Ask the Expert

This month's expert discusses the practical application of biometrics

A recent survey showed that spending on biometrics could increase by about 140 percent within the next five years. If the mass adoption of high-tech technology found in spy movies is imminent, what tools are most useful, and where might we be seeing practical implementations?

We spoke to Larry O'Brien, CEO of Security Forces and SFI Electronics, to find out more.

ISSUE:Can you give us an overview of the most common biometric technologies?

SOLUTION:Leading biometrics technologies include fingerprint identification, iris scanning and voice recognition. Fingerprint readers lead the way in adoption rates and may even become the primary source of identification in the future over personal identification numbers. No two fingerprints are exactly alike, and readers scan the unique valleys and ridges in an individual's finger to distinguish one person from another, usually with a high accuracy rate.

This is a relatively inexpensive method of biometric identification and is already in use in many modern laptop computers. Fingerprint readers could soon find their way onto frequently used equipment such as ATM kiosks and vending machines or in schools for access control, cashless catering and library access solutions. However, there are ways around the technology. Gel molds of another person's fingerprint may fool the system. Fingerprint readers also may struggle to identify fingers that have changed since an initial scanning, for example, due to small injuries that can alter a person's prints.

ISSUE:What are some of the more advanced biometrics?

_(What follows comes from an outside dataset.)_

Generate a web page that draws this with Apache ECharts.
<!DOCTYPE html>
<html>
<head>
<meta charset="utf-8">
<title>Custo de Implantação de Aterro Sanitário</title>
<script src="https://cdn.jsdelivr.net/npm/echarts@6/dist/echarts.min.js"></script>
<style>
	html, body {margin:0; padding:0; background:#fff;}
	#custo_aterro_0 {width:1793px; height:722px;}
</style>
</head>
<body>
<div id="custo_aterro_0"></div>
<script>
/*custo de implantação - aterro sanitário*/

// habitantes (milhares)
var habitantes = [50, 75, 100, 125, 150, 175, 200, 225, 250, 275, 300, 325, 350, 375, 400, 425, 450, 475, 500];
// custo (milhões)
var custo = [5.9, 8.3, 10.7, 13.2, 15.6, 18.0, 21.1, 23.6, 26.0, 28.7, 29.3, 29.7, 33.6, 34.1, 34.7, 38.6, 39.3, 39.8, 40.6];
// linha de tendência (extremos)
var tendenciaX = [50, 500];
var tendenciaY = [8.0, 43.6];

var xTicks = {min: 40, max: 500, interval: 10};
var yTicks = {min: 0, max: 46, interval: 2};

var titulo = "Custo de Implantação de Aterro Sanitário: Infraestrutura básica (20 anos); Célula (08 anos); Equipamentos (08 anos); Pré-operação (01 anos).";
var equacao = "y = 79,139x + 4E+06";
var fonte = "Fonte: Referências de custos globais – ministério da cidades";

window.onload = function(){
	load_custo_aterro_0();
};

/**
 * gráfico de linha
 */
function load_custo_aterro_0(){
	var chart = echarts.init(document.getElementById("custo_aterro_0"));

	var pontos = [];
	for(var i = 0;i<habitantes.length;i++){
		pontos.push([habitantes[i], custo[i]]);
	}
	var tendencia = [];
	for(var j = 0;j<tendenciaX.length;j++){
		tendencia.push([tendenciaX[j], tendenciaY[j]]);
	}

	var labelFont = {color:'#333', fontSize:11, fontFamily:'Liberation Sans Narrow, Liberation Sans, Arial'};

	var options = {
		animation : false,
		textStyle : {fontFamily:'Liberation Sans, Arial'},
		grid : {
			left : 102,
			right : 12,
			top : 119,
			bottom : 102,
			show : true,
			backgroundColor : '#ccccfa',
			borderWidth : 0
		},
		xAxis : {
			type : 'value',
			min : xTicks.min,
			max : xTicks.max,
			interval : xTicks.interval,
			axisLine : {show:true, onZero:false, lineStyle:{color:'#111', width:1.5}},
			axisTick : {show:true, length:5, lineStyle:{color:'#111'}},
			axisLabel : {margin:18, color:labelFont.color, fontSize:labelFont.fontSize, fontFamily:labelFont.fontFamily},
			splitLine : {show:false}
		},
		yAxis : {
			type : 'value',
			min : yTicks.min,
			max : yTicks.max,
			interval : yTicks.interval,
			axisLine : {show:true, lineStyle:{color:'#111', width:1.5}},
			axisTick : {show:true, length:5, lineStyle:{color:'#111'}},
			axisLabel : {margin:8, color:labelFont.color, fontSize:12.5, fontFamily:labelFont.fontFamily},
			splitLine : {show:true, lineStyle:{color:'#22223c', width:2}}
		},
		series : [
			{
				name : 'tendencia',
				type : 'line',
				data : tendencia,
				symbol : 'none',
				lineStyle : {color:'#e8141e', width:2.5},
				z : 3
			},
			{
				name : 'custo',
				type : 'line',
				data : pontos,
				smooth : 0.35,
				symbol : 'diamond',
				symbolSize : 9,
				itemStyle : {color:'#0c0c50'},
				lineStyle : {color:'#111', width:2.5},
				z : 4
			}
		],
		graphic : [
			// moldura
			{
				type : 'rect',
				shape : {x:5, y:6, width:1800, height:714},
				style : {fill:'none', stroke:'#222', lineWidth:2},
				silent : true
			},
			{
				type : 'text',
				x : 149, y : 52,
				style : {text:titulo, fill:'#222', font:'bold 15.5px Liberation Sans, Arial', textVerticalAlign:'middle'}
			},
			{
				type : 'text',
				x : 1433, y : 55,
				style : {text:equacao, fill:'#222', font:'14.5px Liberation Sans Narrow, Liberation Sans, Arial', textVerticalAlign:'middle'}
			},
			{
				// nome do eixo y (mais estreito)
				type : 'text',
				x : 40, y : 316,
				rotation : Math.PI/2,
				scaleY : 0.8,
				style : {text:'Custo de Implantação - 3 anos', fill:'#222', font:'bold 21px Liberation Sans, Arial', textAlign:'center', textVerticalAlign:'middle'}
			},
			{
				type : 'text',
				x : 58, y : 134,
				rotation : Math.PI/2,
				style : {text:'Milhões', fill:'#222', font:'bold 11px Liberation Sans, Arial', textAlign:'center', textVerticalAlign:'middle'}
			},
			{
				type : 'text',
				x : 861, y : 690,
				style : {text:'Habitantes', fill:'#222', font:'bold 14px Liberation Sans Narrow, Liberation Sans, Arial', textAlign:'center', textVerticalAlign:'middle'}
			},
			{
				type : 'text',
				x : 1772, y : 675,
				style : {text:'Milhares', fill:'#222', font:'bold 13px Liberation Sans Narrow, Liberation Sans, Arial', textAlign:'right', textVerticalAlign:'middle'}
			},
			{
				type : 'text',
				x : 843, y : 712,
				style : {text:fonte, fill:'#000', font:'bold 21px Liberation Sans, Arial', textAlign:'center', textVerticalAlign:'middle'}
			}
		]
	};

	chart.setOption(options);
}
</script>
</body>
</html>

SOLUTION:Iris scanning is less susceptible to physical change, yet it is just as accurate as a fingerprint reader— mainly because the iris is unique to each individual. Identity verification can be checked from several feet away and involves no direct eye contact. Practical applications of the technology can be found in several airports in North America and Europe, and within border agencies in the United Kingdom and United Arab Emirates.

However, the technology can be expensive and is not foolproof. In fact, in one example, a group of German researchers were able to fool an iris-scanning system by placing a high-quality printout of an iris in front of the scanning device.

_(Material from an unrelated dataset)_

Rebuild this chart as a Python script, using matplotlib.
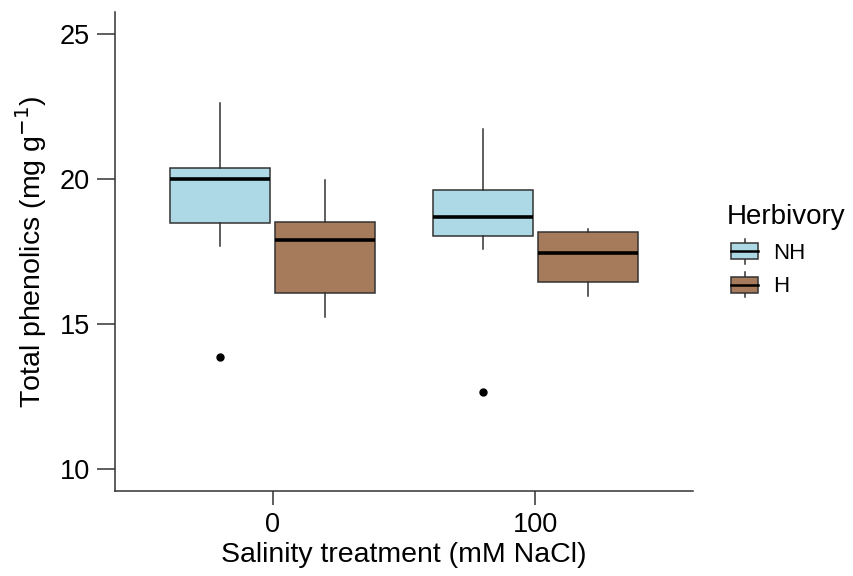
import matplotlib
matplotlib.use("Agg")
import matplotlib.pyplot as plt
from matplotlib.patches import Rectangle
from matplotlib.lines import Line2D
from matplotlib.legend_handler import HandlerBase

plt.rcParams['font.family'] = ['Liberation Sans', 'DejaVu Sans']

# data (mg g-1)
salinity = ['0', '100']
groups = ['NH', 'H']
colors = {'NH': '#ADD8E6', 'H': '#A67B5B'}

nh_whislo = [17.70, 17.59]
nh_q1 = [18.47, 18.02]
nh_med = [20.00, 18.70]
nh_q3 = [20.39, 19.63]
nh_whishi = [22.62, 21.72]
nh_fliers = [[13.87], [12.67]]

h_whislo = [15.24, 15.98]
h_q1 = [16.07, 16.46]
h_med = [17.90, 17.44]
h_q3 = [18.52, 18.16]
h_whishi = [19.97, 18.29]
h_fliers = [[], []]

edge = '#333333'


def make_stats(whislo, q1, med, q3, whishi, fliers):
    out = []
    for i in range(len(med)):
        out.append(dict(whislo=whislo[i], q1=q1[i], med=med[i], q3=q3[i],
                        whishi=whishi[i], fliers=fliers[i]))
    return out


class BoxHandler(HandlerBase):
    # small boxplot glyph for the legend keys
    def create_artists(self, legend, orig_handle, xdescent, ydescent,
                       width, height, fontsize, trans):
        fc = orig_handle.get_facecolor()
        bw = width * 0.78
        x0 = xdescent + (width - bw) / 2
        bh = height * 0.66
        y0 = -ydescent + (height - bh) / 2
        wl = height * 0.17
        cx = x0 + bw / 2
        art = []
        art.append(Line2D([cx, cx], [y0 - wl, y0], color=edge, lw=1.1, transform=trans))
        art.append(Line2D([cx, cx], [y0 + bh, y0 + bh + wl], color=edge, lw=1.1, transform=trans))
        art.append(Rectangle((x0, y0), bw, bh, facecolor=fc, edgecolor=edge, lw=1.1, transform=trans))
        art.append(Line2D([x0, x0 + bw], [y0 + bh / 2, y0 + bh / 2], color='black', lw=1.8, transform=trans))
        return art


fig = plt.figure(figsize=(8.54, 5.76), dpi=100)
ax = fig.add_axes([0.1347, 0.1476, 0.8115 - 0.1347, 0.979 - 0.1476])

base = [1, 2]
offsets = {'NH': -0.2, 'H': 0.2}
stats = {'NH': make_stats(nh_whislo, nh_q1, nh_med, nh_q3, nh_whishi, nh_fliers),
         'H': make_stats(h_whislo, h_q1, h_med, h_q3, h_whishi, h_fliers)}

for g in groups:
    pos = [b + offsets[g] for b in base]
    ax.bxp(stats[g], positions=pos, widths=0.38, patch_artist=True,
           showcaps=False,
           boxprops=dict(facecolor=colors[g], edgecolor=edge, linewidth=1.1),
           whiskerprops=dict(color=edge, linewidth=1.1),
           medianprops=dict(color='black', linewidth=2.6),
           flierprops=dict(marker='o', markerfacecolor='black', markeredgecolor='black',
                           markersize=5))

ax.set_xlim(0.4, 2.6)
ax.set_ylim(9.24, 25.76)
ax.set_xticks(base)
ax.set_xticklabels(salinity)
ax.set_yticks([10, 15, 20, 25])

for s in ['top', 'right']:
    ax.spines[s].set_visible(False)
for s in ['left', 'bottom']:
    ax.spines[s].set_color(edge)
    ax.spines[s].set_linewidth(1.1)

ax.tick_params(axis='y', length=13, width=1.1, color=edge, labelsize=19.5, pad=5)
ax.tick_params(axis='x', length=10, width=1.1, color=edge, labelsize=19.5, pad=5)

ax.set_xlabel('Salinity treatment (mM NaCl)', fontsize=20.5, labelpad=3)
ax.set_ylabel('Total phenolics (mg g$^{-1}$)', fontsize=20.5, labelpad=8)

handles = [Rectangle((0, 0), 1, 1, facecolor=colors[g]) for g in groups]
leg = fig.legend(handles, groups, title='Herbivory', loc='center left',
                 bbox_to_anchor=(0.851, 0.565), frameon=False, fontsize=16,
                 title_fontsize=20, handler_map={Rectangle: BoxHandler()},
                 handlelength=1.6, handleheight=1.35, handletextpad=0.5,
                 labelspacing=0.4, borderpad=0, borderaxespad=0)
leg._legend_box.align = 'left'

fig.savefig('out.png', dpi=100)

Perhaps the most easy-to-use biometrics system is voice recognition technology. It attempts to verify an identity by analyzing the unique acoustic patterns in an individual's voice. The system is noninvasive and is most useful for long-distance identification, over a phone line or through an Internet device. Unfortunately, small changes in a person's voice, such as a cold or a sore throat, may throw off the system and comprimise identification.

ISSUE:What are some of the ways in which biometric technologies are used in the real world?

SOLUTION:Using biometrics in combination with existing security systems can enhance procedures at a facility. For instance, access control systems may now require PIN numbers, an iris scan or a fingerprint reader to create a more secure system. While logging in to a remote voicemail system, a user could provide a pass code, and the system also would verify the user through voice recognition software.

The Department of Defense Common Access Card is an example of biometrics integrated with existing security procedures. This smart card contains biometric data and digitized photographs on a microchip, placed on an identification card. Laser-etched photographs and holograms add security and reduce the risk of falsifi cation. More than 17 million of these cards have been issued.

Using biometrics in a security system can greatly enhance existing procedures, but choosing the right tool will require an experienced integrator. Be sure to consult an integrator who has the knowledge to recommend the right blend of technologies to complement an existing system or when installing a new system.

READER QUESTION: I manage a small boutique law firm that stores highly sensitive client data. Our office has only one entry door and three windows. We need a system that will provide reliable access control, but for our small company biometrics and cameras seem a little over the top. What other technologies could we consider?

SOLUTION:There are several major lock manufacturers that provide systems that feature traditional-looking locks with basic access control functions. These products have digital keys that can be quickly added or deleted as employees are hired or terminated. Additionally, these locks can provide an audit trail to show who has entered your office and when.

They can be installed in only a few minutes, without any wiring or modifications to the door or frame.

Also, be sure to have a fire-safe file cabinet and think about installing an intrusion system to sound an alarm if anyone were to attempt to break in through the windows.